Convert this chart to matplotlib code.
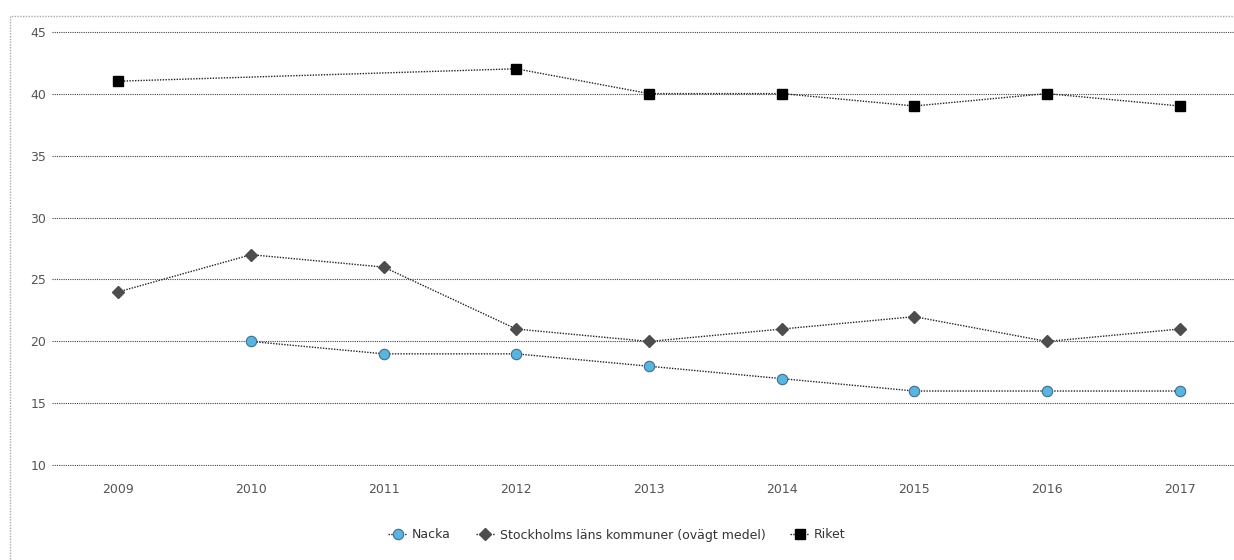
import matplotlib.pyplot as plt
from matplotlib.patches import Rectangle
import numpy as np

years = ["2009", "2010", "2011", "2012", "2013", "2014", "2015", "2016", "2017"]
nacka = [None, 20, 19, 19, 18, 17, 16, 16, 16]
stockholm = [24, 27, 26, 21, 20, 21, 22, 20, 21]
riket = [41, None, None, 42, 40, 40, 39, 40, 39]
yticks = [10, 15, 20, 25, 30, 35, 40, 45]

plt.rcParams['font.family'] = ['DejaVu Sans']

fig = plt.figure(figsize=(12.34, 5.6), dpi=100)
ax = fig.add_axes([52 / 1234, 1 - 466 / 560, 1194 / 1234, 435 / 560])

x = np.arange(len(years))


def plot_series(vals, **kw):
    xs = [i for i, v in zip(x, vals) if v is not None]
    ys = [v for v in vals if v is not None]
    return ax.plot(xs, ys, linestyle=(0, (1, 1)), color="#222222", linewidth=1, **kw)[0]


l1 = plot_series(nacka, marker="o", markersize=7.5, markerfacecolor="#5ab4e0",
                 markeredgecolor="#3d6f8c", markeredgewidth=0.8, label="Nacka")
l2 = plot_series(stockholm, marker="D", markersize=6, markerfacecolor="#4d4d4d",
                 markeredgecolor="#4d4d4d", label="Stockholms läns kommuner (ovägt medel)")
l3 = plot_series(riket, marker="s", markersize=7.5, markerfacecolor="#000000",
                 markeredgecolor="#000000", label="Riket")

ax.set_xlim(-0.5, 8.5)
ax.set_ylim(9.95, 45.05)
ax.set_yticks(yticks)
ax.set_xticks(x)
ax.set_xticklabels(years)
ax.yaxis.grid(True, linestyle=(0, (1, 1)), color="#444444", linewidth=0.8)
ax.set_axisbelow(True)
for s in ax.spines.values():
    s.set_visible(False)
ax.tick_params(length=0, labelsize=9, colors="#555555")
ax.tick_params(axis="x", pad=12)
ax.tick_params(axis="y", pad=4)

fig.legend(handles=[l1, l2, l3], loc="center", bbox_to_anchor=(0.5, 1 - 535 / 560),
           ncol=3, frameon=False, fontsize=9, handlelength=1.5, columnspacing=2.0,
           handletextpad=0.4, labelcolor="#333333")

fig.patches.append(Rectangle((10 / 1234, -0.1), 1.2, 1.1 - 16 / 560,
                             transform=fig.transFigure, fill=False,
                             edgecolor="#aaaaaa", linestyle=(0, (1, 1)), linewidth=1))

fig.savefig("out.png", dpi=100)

• [Task to complete] Ignore the images and quote every line of the listing exactly.

• [Answer to the task]
Convert this chart to matplotlib code.
import matplotlib.pyplot as plt
from matplotlib.patches import Rectangle
import numpy as np

years = ["2009", "2010", "2011", "2012", "2013", "2014", "2015", "2016", "2017"]
nacka = [None, 20, 19, 19, 18, 17, 16, 16, 16]
stockholm = [24, 27, 26, 21, 20, 21, 22, 20, 21]
riket = [41, None, None, 42, 40, 40, 39, 40, 39]
yticks = [10, 15, 20, 25, 30, 35, 40, 45]

plt.rcParams['font.family'] = ['DejaVu Sans']

fig = plt.figure(figsize=(12.34, 5.6), dpi=100)
ax = fig.add_axes([52 / 1234, 1 - 466 / 560, 1194 / 1234, 435 / 560])

x = np.arange(len(years))


def plot_series(vals, **kw):
    xs = [i for i, v in zip(x, vals) if v is not None]
    ys = [v for v in vals if v is not None]
    return ax.plot(xs, ys, linestyle=(0, (1, 1)), color="#222222", linewidth=1, **kw)[0]


l1 = plot_series(nacka, marker="o", markersize=7.5, markerfacecolor="#5ab4e0",
                 markeredgecolor="#3d6f8c", markeredgewidth=0.8, label="Nacka")
l2 = plot_series(stockholm, marker="D", markersize=6, markerfacecolor="#4d4d4d",
                 markeredgecolor="#4d4d4d", label="Stockholms läns kommuner (ovägt medel)")
l3 = plot_series(riket, marker="s", markersize=7.5, markerfacecolor="#000000",
                 markeredgecolor="#000000", label="Riket")

ax.set_xlim(-0.5, 8.5)
ax.set_ylim(9.95, 45.05)
ax.set_yticks(yticks)
ax.set_xticks(x)
ax.set_xticklabels(years)
ax.yaxis.grid(True, linestyle=(0, (1, 1)), color="#444444", linewidth=0.8)
ax.set_axisbelow(True)
for s in ax.spines.values():
    s.set_visible(False)
ax.tick_params(length=0, labelsize=9, colors="#555555")
ax.tick_params(axis="x", pad=12)
ax.tick_params(axis="y", pad=4)

fig.legend(handles=[l1, l2, l3], loc="center", bbox_to_anchor=(0.5, 1 - 535 / 560),
           ncol=3, frameon=False, fontsize=9, handlelength=1.5, columnspacing=2.0,
           handletextpad=0.4, labelcolor="#333333")

fig.patches.append(Rectangle((10 / 1234, -0.1), 1.2, 1.1 - 16 / 560,
                             transform=fig.transFigure, fill=False,
                             edgecolor="#aaaaaa", linestyle=(0, (1, 1)), linewidth=1))

fig.savefig("out.png", dpi=100)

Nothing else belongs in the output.